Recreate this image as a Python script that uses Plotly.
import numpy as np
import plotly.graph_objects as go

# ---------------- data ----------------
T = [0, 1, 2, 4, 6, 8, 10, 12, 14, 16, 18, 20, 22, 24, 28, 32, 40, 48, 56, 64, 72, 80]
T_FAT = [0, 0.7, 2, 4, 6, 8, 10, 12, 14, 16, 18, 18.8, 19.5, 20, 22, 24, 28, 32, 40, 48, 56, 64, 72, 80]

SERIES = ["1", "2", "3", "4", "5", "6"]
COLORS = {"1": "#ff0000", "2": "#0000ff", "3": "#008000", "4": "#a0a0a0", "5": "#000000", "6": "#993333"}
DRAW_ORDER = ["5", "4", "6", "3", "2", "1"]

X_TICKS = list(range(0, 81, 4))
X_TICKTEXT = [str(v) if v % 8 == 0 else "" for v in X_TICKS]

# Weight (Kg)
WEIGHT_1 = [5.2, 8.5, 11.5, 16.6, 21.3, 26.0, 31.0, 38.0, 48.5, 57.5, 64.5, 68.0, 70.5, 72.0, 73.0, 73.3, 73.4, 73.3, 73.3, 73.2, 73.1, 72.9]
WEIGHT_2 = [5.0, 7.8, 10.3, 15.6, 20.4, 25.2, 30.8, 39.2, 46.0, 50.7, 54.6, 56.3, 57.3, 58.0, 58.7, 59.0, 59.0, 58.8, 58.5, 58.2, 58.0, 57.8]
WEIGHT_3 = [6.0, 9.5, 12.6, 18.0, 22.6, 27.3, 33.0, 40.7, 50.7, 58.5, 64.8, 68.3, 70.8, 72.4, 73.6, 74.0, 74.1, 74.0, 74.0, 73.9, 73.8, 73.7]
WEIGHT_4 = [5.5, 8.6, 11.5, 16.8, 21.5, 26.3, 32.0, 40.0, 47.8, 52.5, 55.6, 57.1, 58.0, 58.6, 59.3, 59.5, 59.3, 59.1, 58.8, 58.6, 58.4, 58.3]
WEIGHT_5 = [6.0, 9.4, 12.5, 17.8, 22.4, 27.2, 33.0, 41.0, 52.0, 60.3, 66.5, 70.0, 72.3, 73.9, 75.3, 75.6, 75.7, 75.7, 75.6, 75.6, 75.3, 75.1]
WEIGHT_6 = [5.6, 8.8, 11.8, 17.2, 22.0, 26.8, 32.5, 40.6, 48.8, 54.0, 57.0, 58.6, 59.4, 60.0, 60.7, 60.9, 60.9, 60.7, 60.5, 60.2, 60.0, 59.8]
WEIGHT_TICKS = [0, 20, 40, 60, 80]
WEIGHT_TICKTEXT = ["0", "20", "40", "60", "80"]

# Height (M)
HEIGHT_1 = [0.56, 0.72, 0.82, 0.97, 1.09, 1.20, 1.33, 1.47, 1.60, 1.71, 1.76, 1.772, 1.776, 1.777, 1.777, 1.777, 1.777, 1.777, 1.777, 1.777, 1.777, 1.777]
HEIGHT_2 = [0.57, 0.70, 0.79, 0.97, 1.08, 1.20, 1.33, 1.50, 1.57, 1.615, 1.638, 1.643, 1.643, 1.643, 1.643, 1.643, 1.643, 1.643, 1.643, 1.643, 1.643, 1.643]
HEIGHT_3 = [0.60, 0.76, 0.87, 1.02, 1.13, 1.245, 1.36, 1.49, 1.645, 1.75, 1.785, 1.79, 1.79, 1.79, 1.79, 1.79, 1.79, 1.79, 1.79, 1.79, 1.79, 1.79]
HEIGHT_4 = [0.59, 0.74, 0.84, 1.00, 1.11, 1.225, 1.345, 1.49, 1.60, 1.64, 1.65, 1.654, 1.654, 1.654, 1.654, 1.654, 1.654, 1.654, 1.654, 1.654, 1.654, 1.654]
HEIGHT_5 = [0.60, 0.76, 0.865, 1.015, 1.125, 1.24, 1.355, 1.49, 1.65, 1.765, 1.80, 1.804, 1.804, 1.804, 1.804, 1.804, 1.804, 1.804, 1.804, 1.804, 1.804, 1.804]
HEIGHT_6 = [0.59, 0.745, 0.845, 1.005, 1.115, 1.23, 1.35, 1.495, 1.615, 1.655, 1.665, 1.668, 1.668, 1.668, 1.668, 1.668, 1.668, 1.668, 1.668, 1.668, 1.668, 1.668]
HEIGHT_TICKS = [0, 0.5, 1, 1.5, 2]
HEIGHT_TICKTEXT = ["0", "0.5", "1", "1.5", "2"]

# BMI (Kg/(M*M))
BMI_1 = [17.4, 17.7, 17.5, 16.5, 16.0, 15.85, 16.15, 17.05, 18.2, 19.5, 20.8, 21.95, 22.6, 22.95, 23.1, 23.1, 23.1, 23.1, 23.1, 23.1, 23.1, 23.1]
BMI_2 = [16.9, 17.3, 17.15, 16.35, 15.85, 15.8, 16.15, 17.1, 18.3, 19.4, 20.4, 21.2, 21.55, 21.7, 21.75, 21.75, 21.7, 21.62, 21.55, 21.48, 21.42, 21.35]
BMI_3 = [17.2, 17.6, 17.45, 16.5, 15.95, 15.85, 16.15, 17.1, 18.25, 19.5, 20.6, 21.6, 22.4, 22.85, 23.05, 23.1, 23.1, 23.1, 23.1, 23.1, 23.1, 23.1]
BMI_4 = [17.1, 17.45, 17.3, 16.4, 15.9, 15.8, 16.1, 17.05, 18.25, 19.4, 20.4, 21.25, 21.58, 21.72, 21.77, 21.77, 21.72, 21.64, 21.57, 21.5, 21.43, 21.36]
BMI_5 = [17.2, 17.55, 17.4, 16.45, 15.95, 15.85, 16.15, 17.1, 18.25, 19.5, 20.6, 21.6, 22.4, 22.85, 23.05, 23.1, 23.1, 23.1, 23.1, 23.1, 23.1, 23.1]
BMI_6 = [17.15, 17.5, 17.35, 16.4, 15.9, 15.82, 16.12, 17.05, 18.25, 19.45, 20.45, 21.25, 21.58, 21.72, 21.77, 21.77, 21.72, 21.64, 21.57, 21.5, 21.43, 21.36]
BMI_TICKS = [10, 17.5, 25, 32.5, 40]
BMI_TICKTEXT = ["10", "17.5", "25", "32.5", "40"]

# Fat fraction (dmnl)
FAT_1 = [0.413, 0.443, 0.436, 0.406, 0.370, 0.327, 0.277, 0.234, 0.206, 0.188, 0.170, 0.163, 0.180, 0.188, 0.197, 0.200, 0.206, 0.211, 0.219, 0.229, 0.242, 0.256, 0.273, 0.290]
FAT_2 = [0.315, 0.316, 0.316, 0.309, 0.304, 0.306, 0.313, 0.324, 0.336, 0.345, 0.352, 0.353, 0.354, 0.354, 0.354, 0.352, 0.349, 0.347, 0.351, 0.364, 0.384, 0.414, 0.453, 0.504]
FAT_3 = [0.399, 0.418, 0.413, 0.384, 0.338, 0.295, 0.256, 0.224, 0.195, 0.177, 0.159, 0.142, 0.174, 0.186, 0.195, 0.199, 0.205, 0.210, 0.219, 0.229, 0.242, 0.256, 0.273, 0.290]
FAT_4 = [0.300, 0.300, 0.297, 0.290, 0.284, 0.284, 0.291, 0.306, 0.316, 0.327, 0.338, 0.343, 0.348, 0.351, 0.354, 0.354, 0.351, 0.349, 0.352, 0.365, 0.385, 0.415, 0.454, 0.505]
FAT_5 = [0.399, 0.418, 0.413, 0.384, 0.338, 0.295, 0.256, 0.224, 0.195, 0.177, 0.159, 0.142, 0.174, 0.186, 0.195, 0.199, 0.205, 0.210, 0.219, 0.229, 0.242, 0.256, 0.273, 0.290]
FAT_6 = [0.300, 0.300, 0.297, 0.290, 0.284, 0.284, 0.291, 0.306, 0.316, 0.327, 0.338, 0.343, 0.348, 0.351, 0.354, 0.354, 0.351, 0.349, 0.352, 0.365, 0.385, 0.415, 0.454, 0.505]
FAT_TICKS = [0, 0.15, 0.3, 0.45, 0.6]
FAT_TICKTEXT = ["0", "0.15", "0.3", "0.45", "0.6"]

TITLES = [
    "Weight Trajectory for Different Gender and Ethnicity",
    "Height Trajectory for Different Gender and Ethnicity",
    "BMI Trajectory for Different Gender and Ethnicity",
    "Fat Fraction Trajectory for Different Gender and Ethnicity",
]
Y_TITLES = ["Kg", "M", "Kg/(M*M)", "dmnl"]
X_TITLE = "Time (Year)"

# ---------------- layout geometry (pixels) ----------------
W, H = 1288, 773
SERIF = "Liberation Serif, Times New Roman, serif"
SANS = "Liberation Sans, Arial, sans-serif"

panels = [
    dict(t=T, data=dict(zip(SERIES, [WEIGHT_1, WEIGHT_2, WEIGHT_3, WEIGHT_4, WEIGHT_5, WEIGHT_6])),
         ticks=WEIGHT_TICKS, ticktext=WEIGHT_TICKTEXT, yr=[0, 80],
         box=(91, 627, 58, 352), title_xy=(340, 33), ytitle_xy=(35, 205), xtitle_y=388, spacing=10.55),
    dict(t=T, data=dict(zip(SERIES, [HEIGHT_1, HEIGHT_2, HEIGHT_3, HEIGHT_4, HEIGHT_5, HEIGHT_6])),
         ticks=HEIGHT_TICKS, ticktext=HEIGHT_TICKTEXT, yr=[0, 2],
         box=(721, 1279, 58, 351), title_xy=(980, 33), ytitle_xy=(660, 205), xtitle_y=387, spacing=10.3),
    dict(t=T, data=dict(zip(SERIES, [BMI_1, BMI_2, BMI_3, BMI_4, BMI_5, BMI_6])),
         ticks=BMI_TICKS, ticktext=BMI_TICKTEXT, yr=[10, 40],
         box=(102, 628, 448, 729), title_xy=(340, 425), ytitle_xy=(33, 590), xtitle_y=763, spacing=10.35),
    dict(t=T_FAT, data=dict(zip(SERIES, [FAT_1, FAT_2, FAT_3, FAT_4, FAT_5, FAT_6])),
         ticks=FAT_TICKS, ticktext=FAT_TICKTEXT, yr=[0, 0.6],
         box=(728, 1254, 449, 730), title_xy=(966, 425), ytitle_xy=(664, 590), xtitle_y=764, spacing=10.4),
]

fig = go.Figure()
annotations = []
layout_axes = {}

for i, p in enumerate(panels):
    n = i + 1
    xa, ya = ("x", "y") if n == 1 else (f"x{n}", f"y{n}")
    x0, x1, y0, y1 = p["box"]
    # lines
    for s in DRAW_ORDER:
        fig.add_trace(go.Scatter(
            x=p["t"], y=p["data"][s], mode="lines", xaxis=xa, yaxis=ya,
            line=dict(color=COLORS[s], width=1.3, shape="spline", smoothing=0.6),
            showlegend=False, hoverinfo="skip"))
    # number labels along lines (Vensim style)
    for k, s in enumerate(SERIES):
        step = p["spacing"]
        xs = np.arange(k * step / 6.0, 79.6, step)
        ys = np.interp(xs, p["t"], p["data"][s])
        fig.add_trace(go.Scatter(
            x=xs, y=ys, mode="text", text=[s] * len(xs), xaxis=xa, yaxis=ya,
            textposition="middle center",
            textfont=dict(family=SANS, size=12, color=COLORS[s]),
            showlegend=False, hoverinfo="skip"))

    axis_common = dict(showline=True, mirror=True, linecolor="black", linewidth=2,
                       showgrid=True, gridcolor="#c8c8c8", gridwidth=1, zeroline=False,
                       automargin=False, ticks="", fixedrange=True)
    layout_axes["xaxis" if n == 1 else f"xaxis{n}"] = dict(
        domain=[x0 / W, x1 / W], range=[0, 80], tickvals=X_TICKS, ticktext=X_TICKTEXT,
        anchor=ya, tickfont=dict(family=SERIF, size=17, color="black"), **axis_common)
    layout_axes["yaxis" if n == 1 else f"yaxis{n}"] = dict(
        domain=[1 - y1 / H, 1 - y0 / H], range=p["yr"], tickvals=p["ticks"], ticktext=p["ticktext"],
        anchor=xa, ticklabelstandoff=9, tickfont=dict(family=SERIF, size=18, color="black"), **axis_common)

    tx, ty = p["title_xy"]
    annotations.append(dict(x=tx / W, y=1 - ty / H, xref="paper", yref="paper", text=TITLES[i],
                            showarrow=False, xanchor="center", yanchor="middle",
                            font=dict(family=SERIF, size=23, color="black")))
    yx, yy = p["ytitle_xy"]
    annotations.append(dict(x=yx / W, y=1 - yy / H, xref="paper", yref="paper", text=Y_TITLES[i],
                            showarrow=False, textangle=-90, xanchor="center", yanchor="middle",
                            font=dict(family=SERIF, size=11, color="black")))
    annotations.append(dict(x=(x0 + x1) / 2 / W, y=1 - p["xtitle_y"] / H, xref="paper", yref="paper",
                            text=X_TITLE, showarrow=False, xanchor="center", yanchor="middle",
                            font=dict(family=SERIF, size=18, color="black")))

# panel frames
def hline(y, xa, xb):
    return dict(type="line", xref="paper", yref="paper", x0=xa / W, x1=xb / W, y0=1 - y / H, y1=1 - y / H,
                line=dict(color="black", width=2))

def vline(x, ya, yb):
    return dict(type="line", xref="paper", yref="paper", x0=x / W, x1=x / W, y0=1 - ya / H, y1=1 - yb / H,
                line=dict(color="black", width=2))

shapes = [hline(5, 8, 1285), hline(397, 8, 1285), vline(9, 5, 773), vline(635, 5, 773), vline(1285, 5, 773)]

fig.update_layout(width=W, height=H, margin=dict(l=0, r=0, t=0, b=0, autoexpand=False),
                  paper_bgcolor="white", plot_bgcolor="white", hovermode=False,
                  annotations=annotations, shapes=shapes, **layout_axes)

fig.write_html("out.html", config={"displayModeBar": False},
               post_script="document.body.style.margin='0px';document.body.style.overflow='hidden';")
____________
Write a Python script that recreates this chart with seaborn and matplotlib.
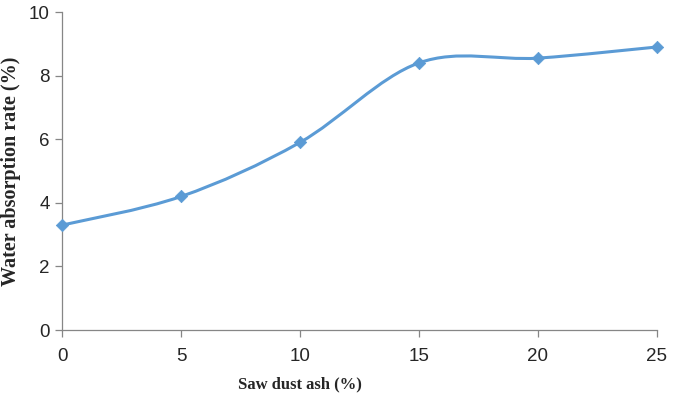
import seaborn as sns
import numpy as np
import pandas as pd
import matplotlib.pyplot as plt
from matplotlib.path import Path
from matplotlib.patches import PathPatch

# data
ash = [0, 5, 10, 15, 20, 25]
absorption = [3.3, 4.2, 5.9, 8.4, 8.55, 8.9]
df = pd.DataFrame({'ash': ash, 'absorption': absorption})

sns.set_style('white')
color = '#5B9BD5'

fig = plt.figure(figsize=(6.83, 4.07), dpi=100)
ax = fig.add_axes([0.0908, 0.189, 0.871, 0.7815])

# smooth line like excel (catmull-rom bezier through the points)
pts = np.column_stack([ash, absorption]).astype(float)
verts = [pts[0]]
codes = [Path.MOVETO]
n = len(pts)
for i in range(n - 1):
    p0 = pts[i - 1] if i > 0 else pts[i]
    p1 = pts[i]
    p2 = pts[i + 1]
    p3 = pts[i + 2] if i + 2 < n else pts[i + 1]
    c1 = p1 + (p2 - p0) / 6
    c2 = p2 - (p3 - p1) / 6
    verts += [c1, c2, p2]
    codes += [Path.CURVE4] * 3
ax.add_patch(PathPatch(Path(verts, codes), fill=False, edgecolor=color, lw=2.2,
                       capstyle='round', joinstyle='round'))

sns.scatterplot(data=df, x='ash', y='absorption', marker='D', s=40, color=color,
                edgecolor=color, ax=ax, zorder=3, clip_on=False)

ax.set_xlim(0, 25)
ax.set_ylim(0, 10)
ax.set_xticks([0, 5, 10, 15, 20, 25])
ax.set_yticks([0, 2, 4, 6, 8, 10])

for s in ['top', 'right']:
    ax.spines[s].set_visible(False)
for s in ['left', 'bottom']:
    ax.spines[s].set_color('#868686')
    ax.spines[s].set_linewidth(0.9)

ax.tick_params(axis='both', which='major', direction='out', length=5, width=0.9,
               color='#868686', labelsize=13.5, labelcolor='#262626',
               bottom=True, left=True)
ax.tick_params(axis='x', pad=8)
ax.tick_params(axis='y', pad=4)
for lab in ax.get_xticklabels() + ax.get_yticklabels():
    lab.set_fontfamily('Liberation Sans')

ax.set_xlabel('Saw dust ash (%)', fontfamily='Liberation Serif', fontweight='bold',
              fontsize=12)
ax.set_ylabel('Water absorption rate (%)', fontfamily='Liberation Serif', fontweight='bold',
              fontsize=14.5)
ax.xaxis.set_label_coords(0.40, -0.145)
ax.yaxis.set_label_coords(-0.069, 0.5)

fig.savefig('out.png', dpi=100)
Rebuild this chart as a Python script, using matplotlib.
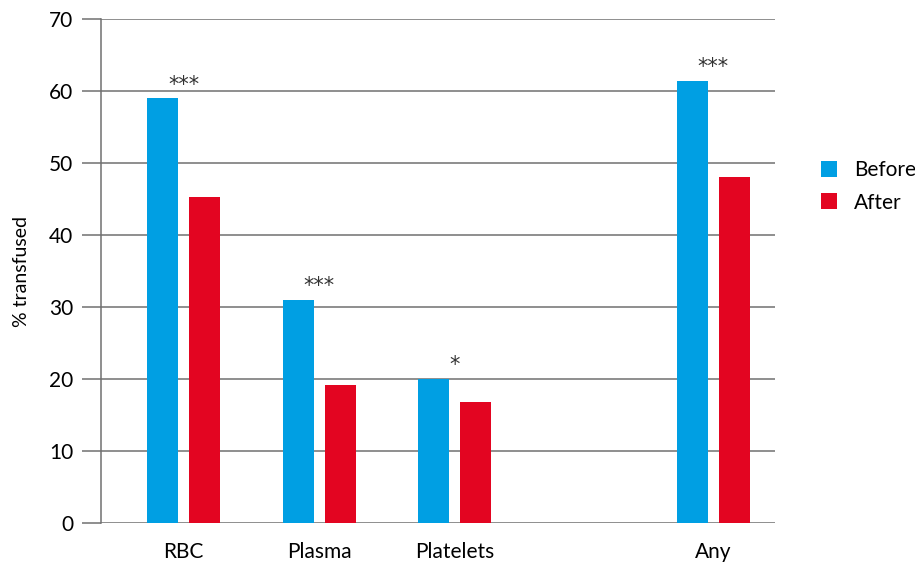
____________
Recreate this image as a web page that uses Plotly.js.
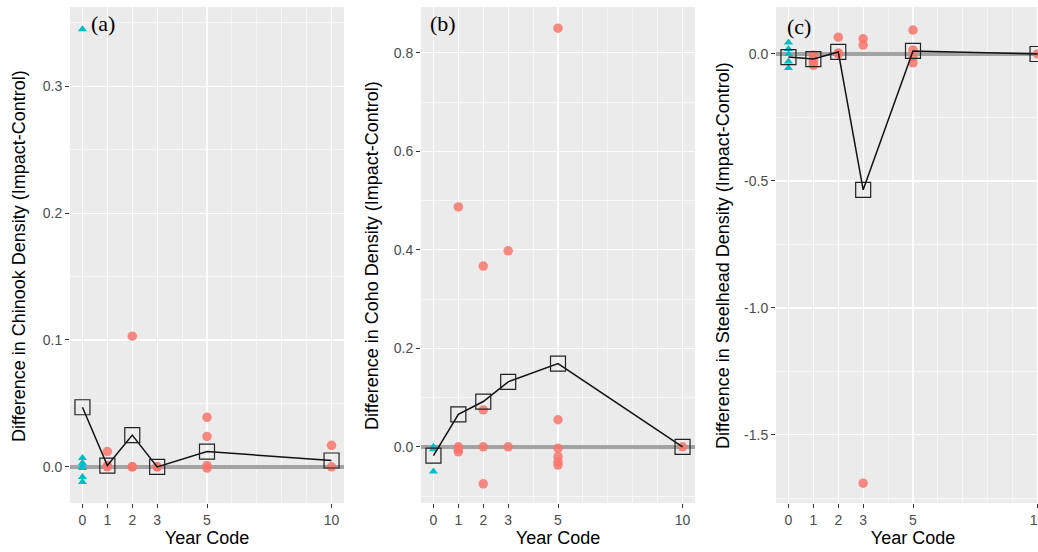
____________
= STATED GOAL =
Output word for word the lines running from the one containing "Write a Python" to the one containing "ax = fig.add_axes([0.0908, 0.189, 0.871, 0.7815])", both included, leaving out the pictures.

= RESULT OF THE TASK =
Write a Python script that recreates this chart with seaborn and matplotlib.
import seaborn as sns
import numpy as np
import pandas as pd
import matplotlib.pyplot as plt
from matplotlib.path import Path
from matplotlib.patches import PathPatch

# data
ash = [0, 5, 10, 15, 20, 25]
absorption = [3.3, 4.2, 5.9, 8.4, 8.55, 8.9]
df = pd.DataFrame({'ash': ash, 'absorption': absorption})

sns.set_style('white')
color = '#5B9BD5'

fig = plt.figure(figsize=(6.83, 4.07), dpi=100)
ax = fig.add_axes([0.0908, 0.189, 0.871, 0.7815])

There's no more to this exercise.